We don't have any other materials yet, but let's see if this lands for you. I can run you through a couple simpler versions of the system, why they don't work, and how that informs our ultimate design.

The most basic part of the system is "two layers". Layer 1 is the "ground truth" of the conversation - the whole text the user sees. Layer 2 is what the model sees, i.e., the active context window.

In a perfect world, those would be the same thing. But, as you know, context lengths aren't long enough for that, so we can't fit everything from Layer 1 into Layer 2.

So instead we keep a "pointer" to the appropriate part of Layer 1 in Layer 2. That pointer takes the form of a summary. But it's not a summary designed to contain all information. It's more like a "label" that makes sure the model knows where to look.

The naive version of the system would allow the main model to expand Layer 2 summaries by importing all of the underlying data from Layer 1. But this doesn't work well, because then you just end up re-filling the Layer 2 context window.
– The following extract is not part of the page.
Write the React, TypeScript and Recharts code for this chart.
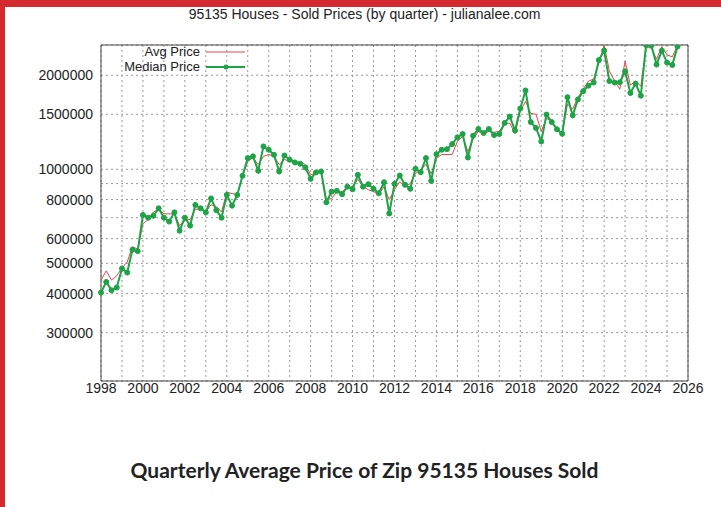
import React from 'react';
import { LineChart, Line, XAxis, YAxis, CartesianGrid, ReferenceArea } from 'recharts';

const startYear = 1998;

// quarterly prices, 1998 Q1 .. 2025 Q3
const avgPrice = [
  442000, 473000, 442000, 456000,
  483000, 505000, 565000, 555000,
  669000, 690000, 730000, 745000,
  720000, 720000, 720000, 660000,
  690000, 690000, 745000, 745000,
  730000, 770000, 760000, 730000,
  845000, 836000, 830000, 950000,
  1060000, 1090000, 1036000, 1100000,
  1115000, 1100000, 1036000, 1075000,
  1060000, 1052000, 1052000, 1036000,
  962000, 969000, 991000, 800000,
  806000, 848000, 848000, 874000,
  880000, 928000, 880000, 860000,
  848000, 830000, 880000, 800000,
  860000, 913000, 880000, 900000,
  969000, 998000, 1036000, 969000,
  1083000, 1115000, 1115000, 1115000,
  1228000, 1275000, 1140000, 1247000,
  1323000, 1293000, 1323000, 1313000,
  1323000, 1404000, 1404000, 1303000,
  1535000, 1650000, 1510000, 1500000,
  1323000, 1456000, 1424000, 1352000,
  1303000, 1615000, 1560000, 1700000,
  1805000, 1915000, 1945000, 2188000,
  2495000, 2065000, 1915000, 1805000,
  2220000, 1860000, 1915000, 1845000,
  2450000, 2450000, 2250000, 2470000,
  2325000, 2290000, 2500000,
];

const medianPrice = [
  403000, 436000, 410000, 418000,
  481000, 467000, 553000, 547000,
  714000, 700000, 710000, 750000,
  700000, 680000, 728000, 636000,
  700000, 660000, 769000, 750000,
  728000, 807000, 740000, 700000,
  828000, 765000, 828000, 953000,
  1086000, 1100000, 989000, 1184000,
  1155000, 1113000, 984000, 1107000,
  1073000, 1052000, 1042000, 1013000,
  932000, 977000, 984000, 784000,
  848000, 853000, 832000, 880000,
  863000, 960000, 880000, 896000,
  866000, 838000, 909000, 722000,
  898000, 955000, 892000, 866000,
  1004000, 979000, 1086000, 918000,
  1118000, 1155000, 1160000, 1204000,
  1266000, 1297000, 1091000, 1281000,
  1346000, 1307000, 1346000, 1287000,
  1297000, 1407000, 1475000, 1330000,
  1565000, 1788000, 1417000, 1356000,
  1228000, 1497000, 1417000, 1343000,
  1299000, 1702000, 1489000, 1674000,
  1779000, 1853000, 1895000, 2238000,
  2402000, 1916000, 1895000, 1899000,
  2059000, 1755000, 1881000, 1721000,
  2500000, 2490000, 2165000, 2396000,
  2196000, 2157000, 2473000,
];

const yearTicks = [1998, 1999, 2000, 2001, 2002, 2003, 2004, 2005, 2006, 2007, 2008, 2009, 2010, 2011,
  2012, 2013, 2014, 2015, 2016, 2017, 2018, 2019, 2020, 2021, 2022, 2023, 2024, 2025, 2026];
const priceTicks = [300000, 400000, 500000, 600000, 700000, 800000, 900000, 1000000, 1500000, 2000000];
const priceLabels = [300000, 400000, 500000, 600000, 800000, 1000000, 1500000, 2000000];

const data = medianPrice.map((m, i) => ({
  t: startYear + i / 4,
  avg: avgPrice[i],
  median: m,
}));

const gnuFont = '"Liberation Sans Narrow", "Liberation Sans", Arial, sans-serif';
const RED = '#e4474c';
const GREEN = '#1ca446';

const LegendBox = () => (
  <svg width={150} height={34} style={{ fontFamily: gnuFont, fontSize: 13, display: 'block' }}>
    <text x={95} y={12} textAnchor="end" fill="#222">Avg Price</text>
    <line x1={101} y1={8} x2={140} y2={8} stroke={RED} strokeWidth={1} />
    <text x={95} y={27} textAnchor="end" fill="#222">Median Price</text>
    <line x1={101} y1={23} x2={140} y2={23} stroke={GREEN} strokeWidth={2} />
    <circle cx={121} cy={23} r={2.5} fill={GREEN} />
  </svg>
);

export default function App() {
  return (
    <div style={{ position: 'fixed', left: 0, top: 0, width: 721, height: 507, background: '#fff', overflow: 'hidden' }}>
      <div style={{ position: 'absolute', left: 0, top: 0, width: 721, height: 7, background: '#d42a2f' }} />
      <div style={{ position: 'absolute', left: 0, top: 0, width: 5, height: 507, background: '#d42a2f' }} />
      <div style={{ position: 'absolute', left: 0, top: 6, width: 721, textAlign: 'center', paddingLeft: 8, boxSizing: 'border-box',
        fontFamily: gnuFont, fontSize: 14, color: '#222' }}>
        95135 Houses - Sold Prices (by quarter) - julianalee.com
      </div>
      <div style={{ position: 'absolute', left: 0, top: 0 }}>
        <LineChart width={721} height={400} data={data} margin={{ top: 45, right: 33, left: 0, bottom: 0 }}>
          <CartesianGrid stroke="#999" strokeDasharray="2 3" />
          <XAxis dataKey="t" type="number" domain={[1998, 2026]} ticks={yearTicks} interval={0}
            tickFormatter={(v: number) => (v % 2 === 0 ? String(v) : '')}
            axisLine={false} tickLine={false} tickSize={0} tickMargin={2} height={19}
            tick={{ fill: '#222', fontSize: 14, fontFamily: gnuFont }} />
          <YAxis type="number" scale="log" domain={[210000, 2500000]} allowDataOverflow ticks={priceTicks} interval={0}
            tickFormatter={(v: number) => (priceLabels.includes(v) ? String(v) : '')}
            axisLine={false} tickLine={false} width={101}
            tick={{ fill: '#222', fontSize: 14, fontFamily: gnuFont }} />
          <ReferenceArea x1={1998} x2={2026} y1={210000} y2={2500000} fill="none" stroke="#444" strokeWidth={1} ifOverflow="visible" />
          <Line dataKey="avg" name="Avg Price" stroke={RED} strokeWidth={1} dot={false} isAnimationActive={false} />
          <Line dataKey="median" name="Median Price" stroke={GREEN} strokeWidth={2}
            dot={{ r: 2.5, fill: GREEN, stroke: GREEN, strokeWidth: 1 }} isAnimationActive={false} />
        </LineChart>
      </div>
      <div style={{ position: 'absolute', left: 105, top: 44 }}>
        <LegendBox />
      </div>
      <div style={{ position: 'absolute', left: 0, top: 457, width: 721, textAlign: 'center', paddingLeft: 8, boxSizing: 'border-box',
        fontFamily: 'Lato, "Open Sans", sans-serif', fontWeight: 700, fontSize: 21, color: '#222' }}>
        Quarterly Average Price of Zip 95135 Houses Sold
      </div>
    </div>
  );
}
So instead you let the main model clone itself, the clone expands the summary in its context (and can do this for multiple summaries, transforming each into the original uncompressed text), and then the clone returns whatever information the main thread requires.

Where this system would not fully match the capabilities of RLMs is that, by writing a script that calls itself e.g. thousands of times, an RLM has the ability to make many more recursive tool calls than can fit in a context window. So we fix that using operator-level recursion, i.e., we give the LLM a tool, map, that executes arbitrary recursion, without the LLM having to write a custom script to accomplish that.

Hope this helps!

- Clint

1 comment

ClintEhrlich

nowittyusername 5 days ago

Thanks for the reply. That does help.